TASK GOAL: Restate each of the lines below word for word and drop every picture.

RECORDED INFORMATION:
# # # # # # #
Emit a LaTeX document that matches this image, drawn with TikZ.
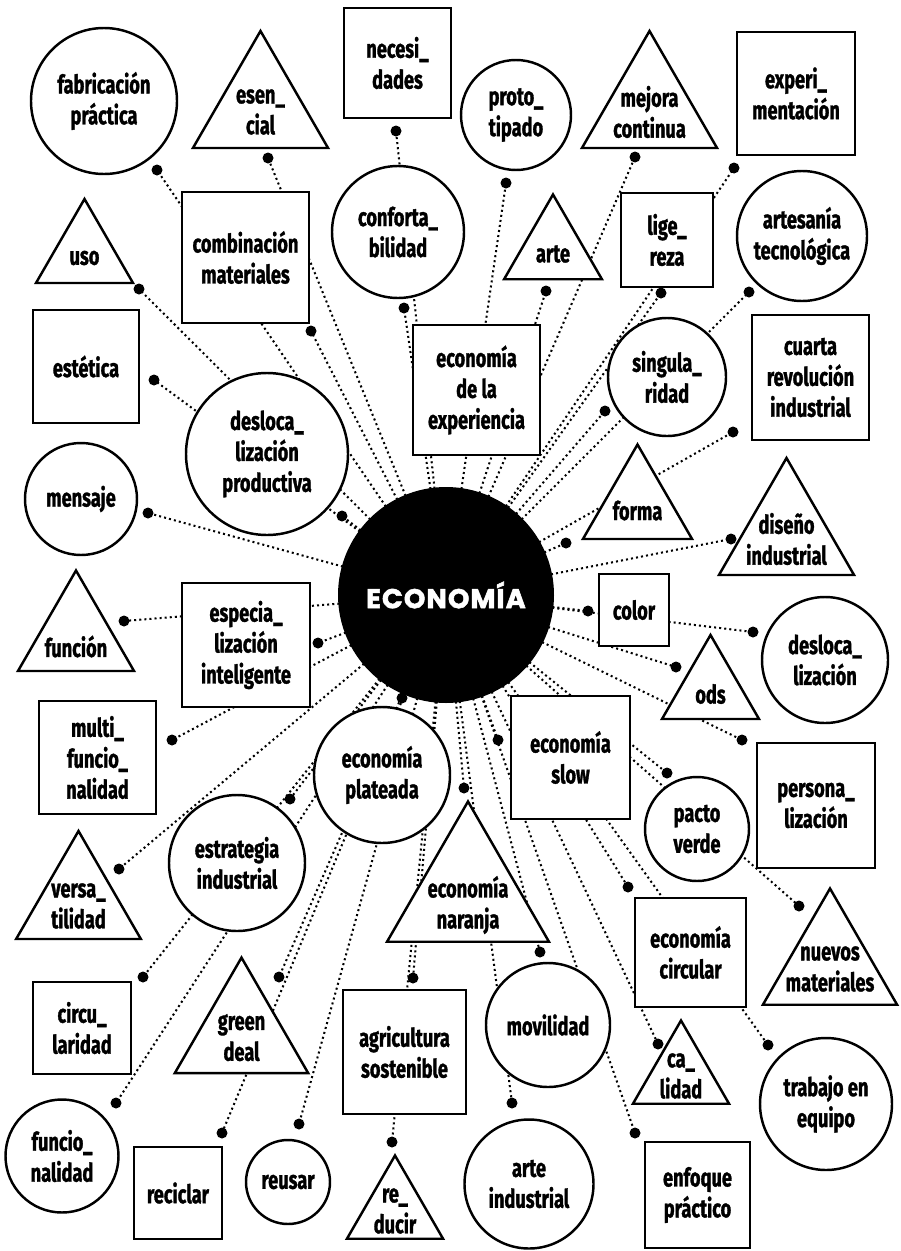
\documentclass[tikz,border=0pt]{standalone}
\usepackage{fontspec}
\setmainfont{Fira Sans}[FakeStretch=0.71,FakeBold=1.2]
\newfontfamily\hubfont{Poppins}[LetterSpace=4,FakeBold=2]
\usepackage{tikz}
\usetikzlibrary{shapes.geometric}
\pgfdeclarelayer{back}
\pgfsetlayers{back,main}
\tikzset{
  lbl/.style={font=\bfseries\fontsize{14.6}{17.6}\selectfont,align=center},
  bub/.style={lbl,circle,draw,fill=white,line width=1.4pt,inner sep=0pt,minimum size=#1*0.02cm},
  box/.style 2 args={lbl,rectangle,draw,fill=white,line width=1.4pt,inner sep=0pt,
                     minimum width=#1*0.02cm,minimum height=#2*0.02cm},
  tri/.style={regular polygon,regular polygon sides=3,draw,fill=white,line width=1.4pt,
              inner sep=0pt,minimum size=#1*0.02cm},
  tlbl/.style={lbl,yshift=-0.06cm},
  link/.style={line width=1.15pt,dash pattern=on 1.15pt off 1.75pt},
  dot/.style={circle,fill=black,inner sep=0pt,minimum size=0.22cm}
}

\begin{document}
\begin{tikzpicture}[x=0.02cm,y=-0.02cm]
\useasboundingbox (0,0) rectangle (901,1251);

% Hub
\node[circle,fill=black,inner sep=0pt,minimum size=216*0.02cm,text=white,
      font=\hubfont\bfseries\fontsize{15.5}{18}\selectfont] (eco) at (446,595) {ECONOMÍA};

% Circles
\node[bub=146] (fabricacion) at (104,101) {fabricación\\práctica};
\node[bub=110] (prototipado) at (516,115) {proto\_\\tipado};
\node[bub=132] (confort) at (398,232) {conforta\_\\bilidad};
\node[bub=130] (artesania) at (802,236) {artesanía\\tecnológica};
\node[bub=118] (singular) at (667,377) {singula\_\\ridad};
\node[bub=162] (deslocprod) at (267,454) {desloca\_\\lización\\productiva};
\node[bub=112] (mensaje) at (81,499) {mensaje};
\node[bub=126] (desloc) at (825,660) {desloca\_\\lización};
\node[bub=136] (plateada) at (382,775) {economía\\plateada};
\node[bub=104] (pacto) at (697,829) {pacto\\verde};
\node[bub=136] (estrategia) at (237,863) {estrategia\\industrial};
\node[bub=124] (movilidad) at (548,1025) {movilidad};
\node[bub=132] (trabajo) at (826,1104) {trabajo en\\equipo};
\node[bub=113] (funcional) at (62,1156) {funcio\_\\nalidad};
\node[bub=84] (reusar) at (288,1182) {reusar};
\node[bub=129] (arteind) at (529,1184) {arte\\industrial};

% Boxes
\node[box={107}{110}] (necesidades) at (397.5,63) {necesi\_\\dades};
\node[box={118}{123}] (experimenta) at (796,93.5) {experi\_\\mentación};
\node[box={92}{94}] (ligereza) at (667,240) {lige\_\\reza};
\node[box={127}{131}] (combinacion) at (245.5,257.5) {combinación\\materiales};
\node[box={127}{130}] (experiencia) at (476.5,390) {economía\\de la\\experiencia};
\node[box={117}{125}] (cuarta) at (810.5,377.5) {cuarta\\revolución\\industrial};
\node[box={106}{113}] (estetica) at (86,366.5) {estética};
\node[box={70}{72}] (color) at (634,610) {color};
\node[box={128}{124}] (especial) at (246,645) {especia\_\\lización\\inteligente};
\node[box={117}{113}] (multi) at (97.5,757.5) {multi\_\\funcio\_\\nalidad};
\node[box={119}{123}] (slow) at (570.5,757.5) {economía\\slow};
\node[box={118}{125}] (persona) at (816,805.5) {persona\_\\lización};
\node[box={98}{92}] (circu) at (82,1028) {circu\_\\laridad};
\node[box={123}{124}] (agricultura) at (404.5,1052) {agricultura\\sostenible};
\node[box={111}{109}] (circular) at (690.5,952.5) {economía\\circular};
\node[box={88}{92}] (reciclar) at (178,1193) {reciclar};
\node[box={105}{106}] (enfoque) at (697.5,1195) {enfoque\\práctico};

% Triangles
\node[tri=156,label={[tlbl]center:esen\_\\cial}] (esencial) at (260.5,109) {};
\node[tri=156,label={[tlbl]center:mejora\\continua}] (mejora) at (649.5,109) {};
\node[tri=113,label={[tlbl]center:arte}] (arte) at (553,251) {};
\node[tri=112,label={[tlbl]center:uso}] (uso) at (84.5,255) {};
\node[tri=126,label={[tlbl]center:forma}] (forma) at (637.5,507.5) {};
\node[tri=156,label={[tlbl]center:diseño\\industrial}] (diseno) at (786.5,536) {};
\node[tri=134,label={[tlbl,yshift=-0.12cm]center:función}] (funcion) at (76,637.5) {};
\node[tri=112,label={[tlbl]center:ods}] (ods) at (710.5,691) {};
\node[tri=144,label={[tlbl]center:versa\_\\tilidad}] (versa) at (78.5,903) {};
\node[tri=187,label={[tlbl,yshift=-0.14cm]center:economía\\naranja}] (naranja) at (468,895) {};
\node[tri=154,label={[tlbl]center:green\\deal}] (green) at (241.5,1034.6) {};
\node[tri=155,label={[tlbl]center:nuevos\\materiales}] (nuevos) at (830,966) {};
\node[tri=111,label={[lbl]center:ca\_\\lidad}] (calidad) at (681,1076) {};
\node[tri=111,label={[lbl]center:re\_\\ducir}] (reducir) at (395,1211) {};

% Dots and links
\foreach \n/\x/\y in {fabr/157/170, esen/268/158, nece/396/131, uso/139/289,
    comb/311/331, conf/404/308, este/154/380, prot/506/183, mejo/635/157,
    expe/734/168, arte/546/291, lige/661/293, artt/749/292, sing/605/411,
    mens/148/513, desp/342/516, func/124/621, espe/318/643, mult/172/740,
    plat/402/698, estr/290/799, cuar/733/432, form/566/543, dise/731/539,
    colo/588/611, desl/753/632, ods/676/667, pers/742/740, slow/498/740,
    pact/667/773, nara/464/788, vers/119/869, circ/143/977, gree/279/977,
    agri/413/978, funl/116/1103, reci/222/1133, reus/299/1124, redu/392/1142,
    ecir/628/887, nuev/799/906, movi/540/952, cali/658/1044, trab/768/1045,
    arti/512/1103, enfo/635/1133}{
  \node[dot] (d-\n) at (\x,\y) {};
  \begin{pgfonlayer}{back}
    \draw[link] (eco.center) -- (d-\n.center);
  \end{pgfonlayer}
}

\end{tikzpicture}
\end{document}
# # # # # # #
CORRECT ANSWER:
Emit a LaTeX document that matches this image, drawn with TikZ.
\documentclass[tikz,border=0pt]{standalone}
\usepackage{fontspec}
\setmainfont{Fira Sans}[FakeStretch=0.71,FakeBold=1.2]
\newfontfamily\hubfont{Poppins}[LetterSpace=4,FakeBold=2]
\usepackage{tikz}
\usetikzlibrary{shapes.geometric}
\pgfdeclarelayer{back}
\pgfsetlayers{back,main}
\tikzset{
  lbl/.style={font=\bfseries\fontsize{14.6}{17.6}\selectfont,align=center},
  bub/.style={lbl,circle,draw,fill=white,line width=1.4pt,inner sep=0pt,minimum size=#1*0.02cm},
  box/.style 2 args={lbl,rectangle,draw,fill=white,line width=1.4pt,inner sep=0pt,
                     minimum width=#1*0.02cm,minimum height=#2*0.02cm},
  tri/.style={regular polygon,regular polygon sides=3,draw,fill=white,line width=1.4pt,
              inner sep=0pt,minimum size=#1*0.02cm},
  tlbl/.style={lbl,yshift=-0.06cm},
  link/.style={line width=1.15pt,dash pattern=on 1.15pt off 1.75pt},
  dot/.style={circle,fill=black,inner sep=0pt,minimum size=0.22cm}
}

\begin{document}
\begin{tikzpicture}[x=0.02cm,y=-0.02cm]
\useasboundingbox (0,0) rectangle (901,1251);

% Hub
\node[circle,fill=black,inner sep=0pt,minimum size=216*0.02cm,text=white,
      font=\hubfont\bfseries\fontsize{15.5}{18}\selectfont] (eco) at (446,595) {ECONOMÍA};

% Circles
\node[bub=146] (fabricacion) at (104,101) {fabricación\\práctica};
\node[bub=110] (prototipado) at (516,115) {proto\_\\tipado};
\node[bub=132] (confort) at (398,232) {conforta\_\\bilidad};
\node[bub=130] (artesania) at (802,236) {artesanía\\tecnológica};
\node[bub=118] (singular) at (667,377) {singula\_\\ridad};
\node[bub=162] (deslocprod) at (267,454) {desloca\_\\lización\\productiva};
\node[bub=112] (mensaje) at (81,499) {mensaje};
\node[bub=126] (desloc) at (825,660) {desloca\_\\lización};
\node[bub=136] (plateada) at (382,775) {economía\\plateada};
\node[bub=104] (pacto) at (697,829) {pacto\\verde};
\node[bub=136] (estrategia) at (237,863) {estrategia\\industrial};
\node[bub=124] (movilidad) at (548,1025) {movilidad};
\node[bub=132] (trabajo) at (826,1104) {trabajo en\\equipo};
\node[bub=113] (funcional) at (62,1156) {funcio\_\\nalidad};
\node[bub=84] (reusar) at (288,1182) {reusar};
\node[bub=129] (arteind) at (529,1184) {arte\\industrial};

% Boxes
\node[box={107}{110}] (necesidades) at (397.5,63) {necesi\_\\dades};
\node[box={118}{123}] (experimenta) at (796,93.5) {experi\_\\mentación};
\node[box={92}{94}] (ligereza) at (667,240) {lige\_\\reza};
\node[box={127}{131}] (combinacion) at (245.5,257.5) {combinación\\materiales};
\node[box={127}{130}] (experiencia) at (476.5,390) {economía\\de la\\experiencia};
\node[box={117}{125}] (cuarta) at (810.5,377.5) {cuarta\\revolución\\industrial};
\node[box={106}{113}] (estetica) at (86,366.5) {estética};
\node[box={70}{72}] (color) at (634,610) {color};
\node[box={128}{124}] (especial) at (246,645) {especia\_\\lización\\inteligente};
\node[box={117}{113}] (multi) at (97.5,757.5) {multi\_\\funcio\_\\nalidad};
\node[box={119}{123}] (slow) at (570.5,757.5) {economía\\slow};
\node[box={118}{125}] (persona) at (816,805.5) {persona\_\\lización};
\node[box={98}{92}] (circu) at (82,1028) {circu\_\\laridad};
\node[box={123}{124}] (agricultura) at (404.5,1052) {agricultura\\sostenible};
\node[box={111}{109}] (circular) at (690.5,952.5) {economía\\circular};
\node[box={88}{92}] (reciclar) at (178,1193) {reciclar};
\node[box={105}{106}] (enfoque) at (697.5,1195) {enfoque\\práctico};

% Triangles
\node[tri=156,label={[tlbl]center:esen\_\\cial}] (esencial) at (260.5,109) {};
\node[tri=156,label={[tlbl]center:mejora\\continua}] (mejora) at (649.5,109) {};
\node[tri=113,label={[tlbl]center:arte}] (arte) at (553,251) {};
\node[tri=112,label={[tlbl]center:uso}] (uso) at (84.5,255) {};
\node[tri=126,label={[tlbl]center:forma}] (forma) at (637.5,507.5) {};
\node[tri=156,label={[tlbl]center:diseño\\industrial}] (diseno) at (786.5,536) {};
\node[tri=134,label={[tlbl,yshift=-0.12cm]center:función}] (funcion) at (76,637.5) {};
\node[tri=112,label={[tlbl]center:ods}] (ods) at (710.5,691) {};
\node[tri=144,label={[tlbl]center:versa\_\\tilidad}] (versa) at (78.5,903) {};
\node[tri=187,label={[tlbl,yshift=-0.14cm]center:economía\\naranja}] (naranja) at (468,895) {};
\node[tri=154,label={[tlbl]center:green\\deal}] (green) at (241.5,1034.6) {};
\node[tri=155,label={[tlbl]center:nuevos\\materiales}] (nuevos) at (830,966) {};
\node[tri=111,label={[lbl]center:ca\_\\lidad}] (calidad) at (681,1076) {};
\node[tri=111,label={[lbl]center:re\_\\ducir}] (reducir) at (395,1211) {};

% Dots and links
\foreach \n/\x/\y in {fabr/157/170, esen/268/158, nece/396/131, uso/139/289,
    comb/311/331, conf/404/308, este/154/380, prot/506/183, mejo/635/157,
    expe/734/168, arte/546/291, lige/661/293, artt/749/292, sing/605/411,
    mens/148/513, desp/342/516, func/124/621, espe/318/643, mult/172/740,
    plat/402/698, estr/290/799, cuar/733/432, form/566/543, dise/731/539,
    colo/588/611, desl/753/632, ods/676/667, pers/742/740, slow/498/740,
    pact/667/773, nara/464/788, vers/119/869, circ/143/977, gree/279/977,
    agri/413/978, funl/116/1103, reci/222/1133, reus/299/1124, redu/392/1142,
    ecir/628/887, nuev/799/906, movi/540/952, cali/658/1044, trab/768/1045,
    arti/512/1103, enfo/635/1133}{
  \node[dot] (d-\n) at (\x,\y) {};
  \begin{pgfonlayer}{back}
    \draw[link] (eco.center) -- (d-\n.center);
  \end{pgfonlayer}
}

\end{tikzpicture}
\end{document}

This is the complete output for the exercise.